テレビ画面の中で「ほんとうに」が飛び交っています。

 各局とも年度末で、バラエティー番組の司会者やコメンテーターの入れ替えが始り、送迎両者が「ほんとに、ありがとう」のお別れの言葉。これがズラリと居並ぶコメンテーターひとりひとりがやるのだから、なんとも聞きづらい。言葉が見つからず(見つけきらず)「ほんとに、ほんとうに」と反復。耳障りです。

 コメントに不慣れな、と言うより普通の日常用語に不慣れな?コメンテーターが多く、「ホントに」だけが耳に突き刺さるのです。「ほんとうに」「ホントに」「本当に」……。あたかも「ほんとに」で、すべてを水に流せるかのように。言葉のプロの人々とも思えません。
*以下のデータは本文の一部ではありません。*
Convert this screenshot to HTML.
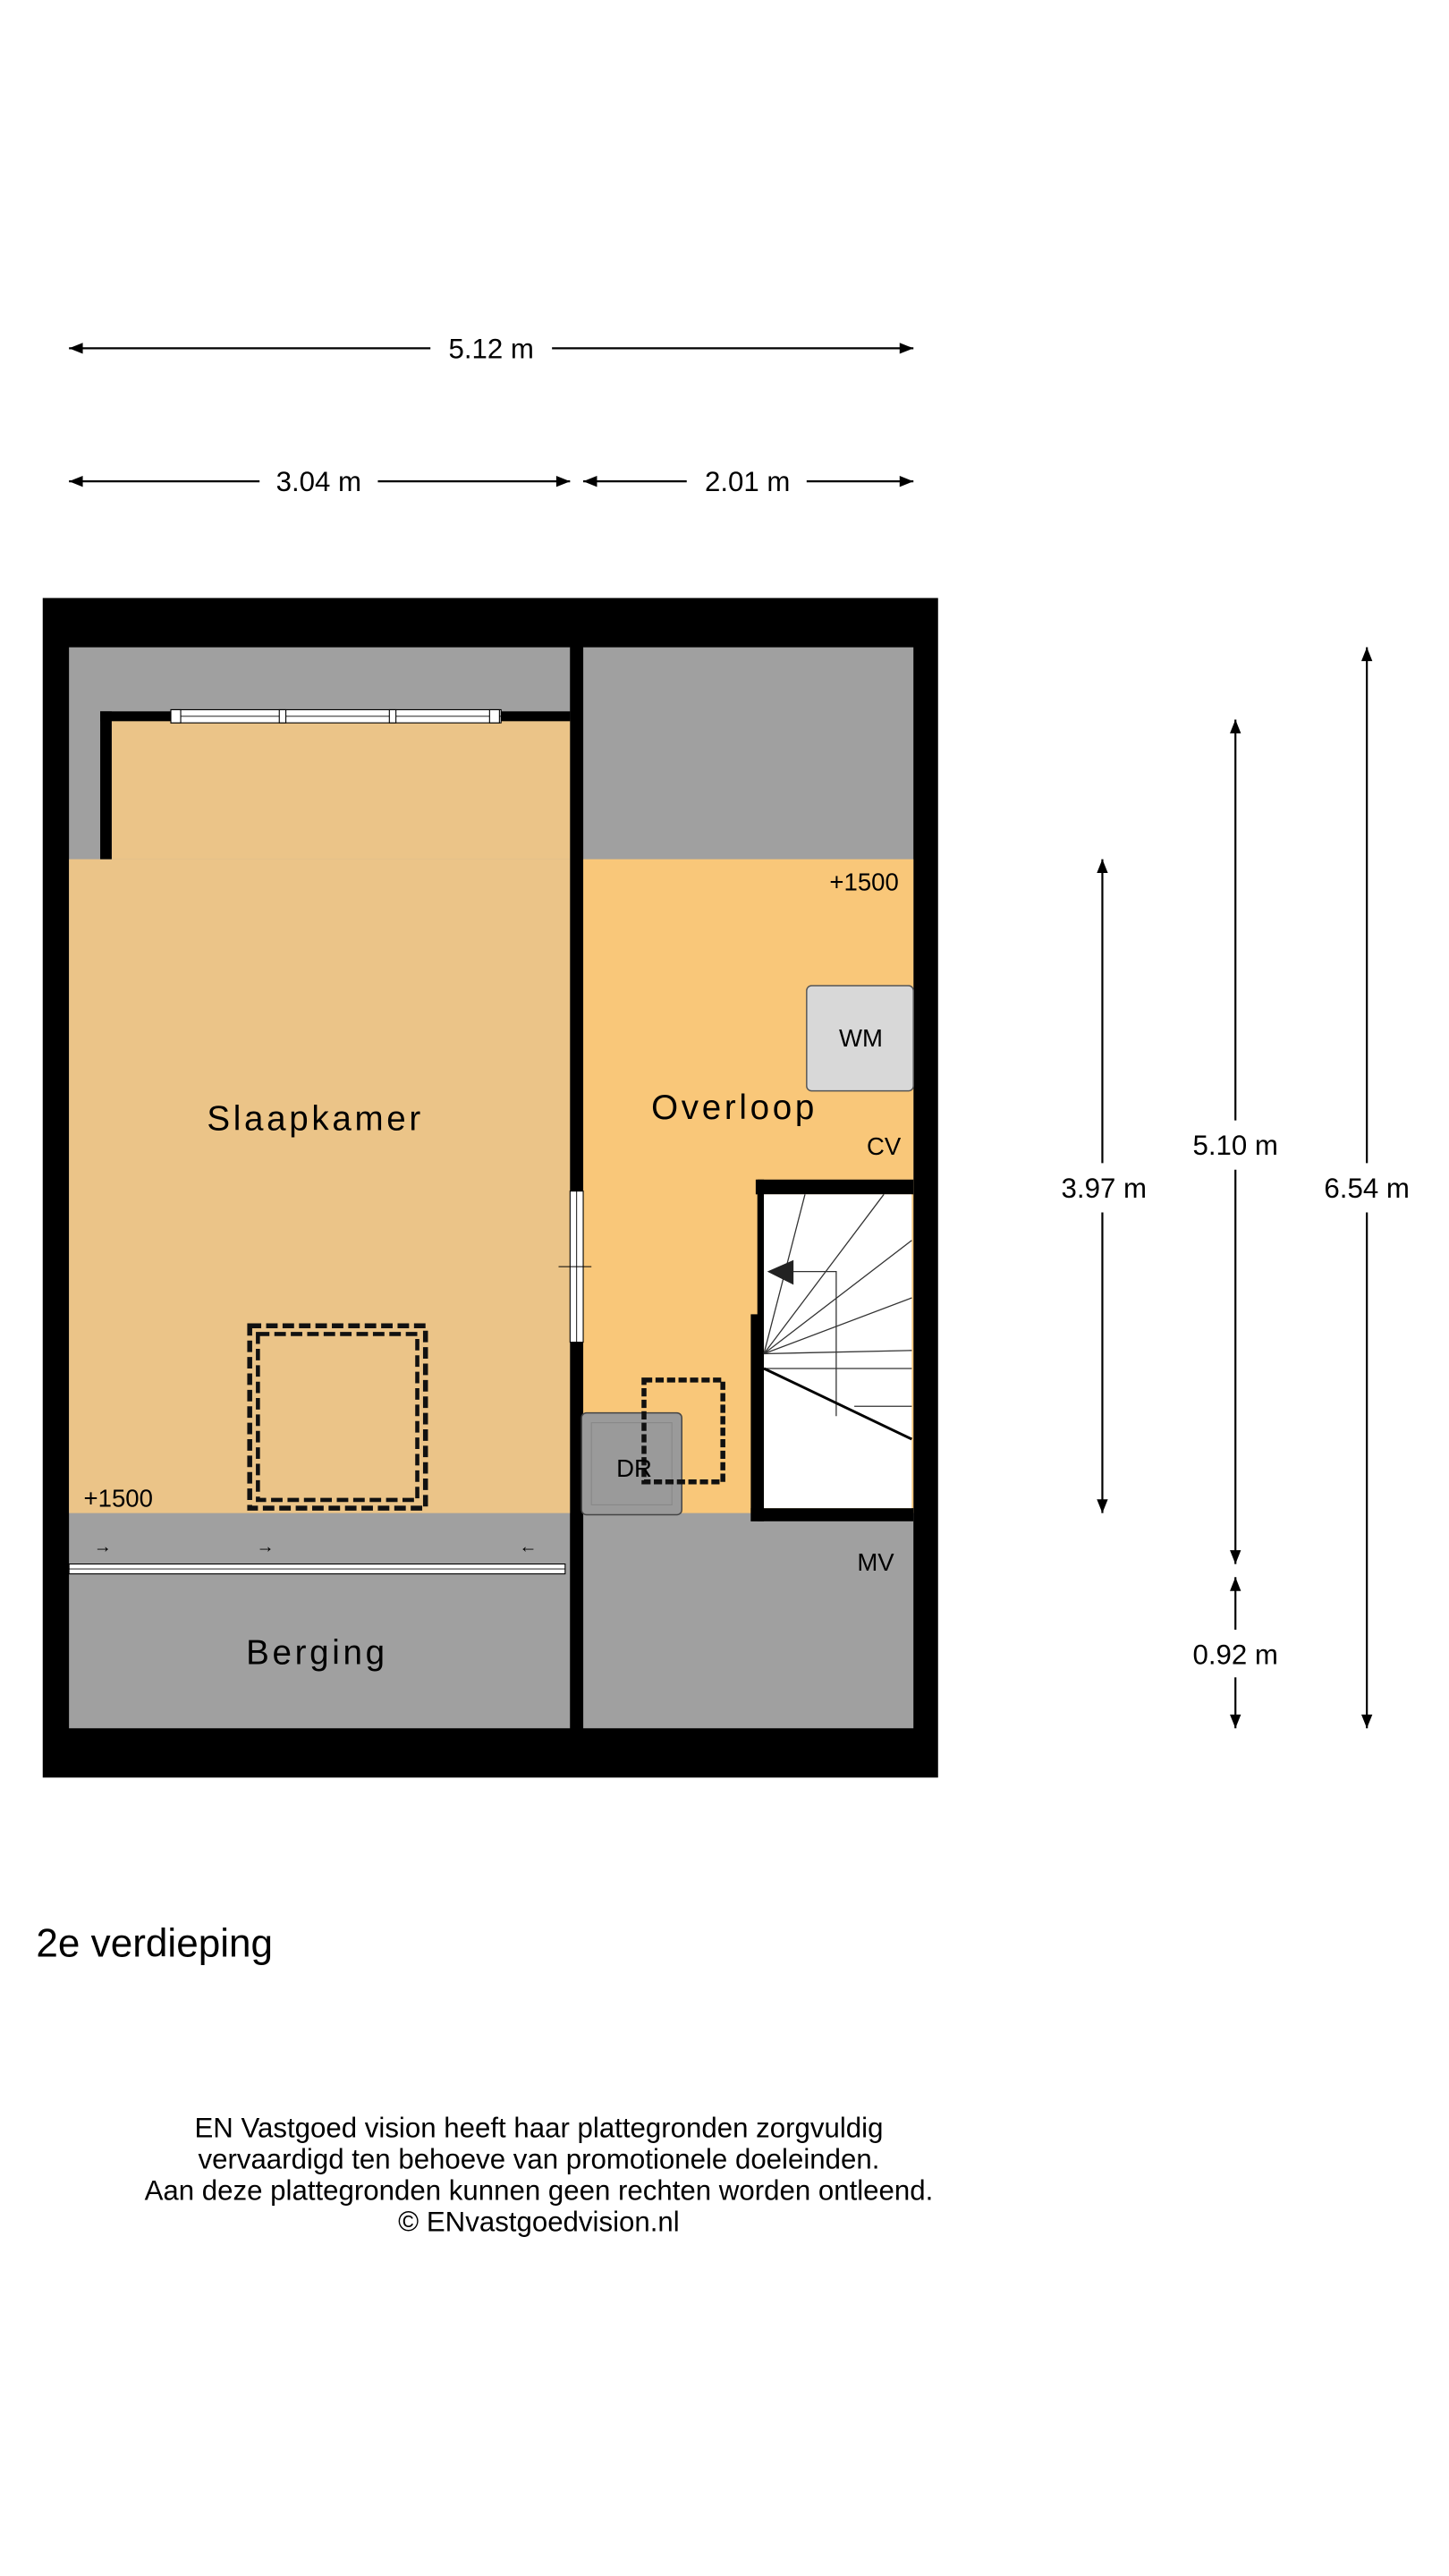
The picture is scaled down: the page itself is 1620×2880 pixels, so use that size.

 ほんとうにって、本当に思ってるの? ただ、感情や思いを表現する〝的確な語彙〟を持ち合わせていない、あるいは感情の在りようの分析をやめた思考停止の言葉では? などと意地悪い思いに駆られてしまいます。

 

 そういえば、テレビでこのごろ目立つ言葉に「……というもの」があります。言葉のプロのアナウンサーがよく使っているようです。

「オリンピックというものを」「支援策というものを」「建物というものを確認」「経費というものを認めて」……。なぜ、「もの」が必要なのだろう。

 辞書をひくと「強い断定を表す」ともあるから、前後の文脈から考えて附属する名詞の強調・アクセントと思えます。が、私はテレビで聞いていて必要性を全く感じません。前述の例文から「もの」をとっても意味は同じでしょう、どうです。

 せめて「強めの気持ちを表す終助詞」として可愛く「だって強調したいんだもの~」なんて。

 今この時の感情を言い表せないのは、勉強というより経験不足なのだろう。若いアナウンサー、芸人コメンテーターらがほとんどだから。それとも、時代を反映した単なる新しいテレビ用語かもしれませんね。「このごろのアナウンサー、ほんとにホントに聞きづらい」。

 この「ほんとに」。読みやすい紙面を求めて試行錯誤する新聞にも影響するのだろうか。

これまでも「~~の目的で」「~~を目指して」などと書いていた記事がテレビ用語と同じく口語体で「~~しようと」などと変わりました。確かに新聞に浸透した歴史があります。

 新聞紙面に「ほんとに」が飛び交う時代がくるのでしょうか。本当に心配です。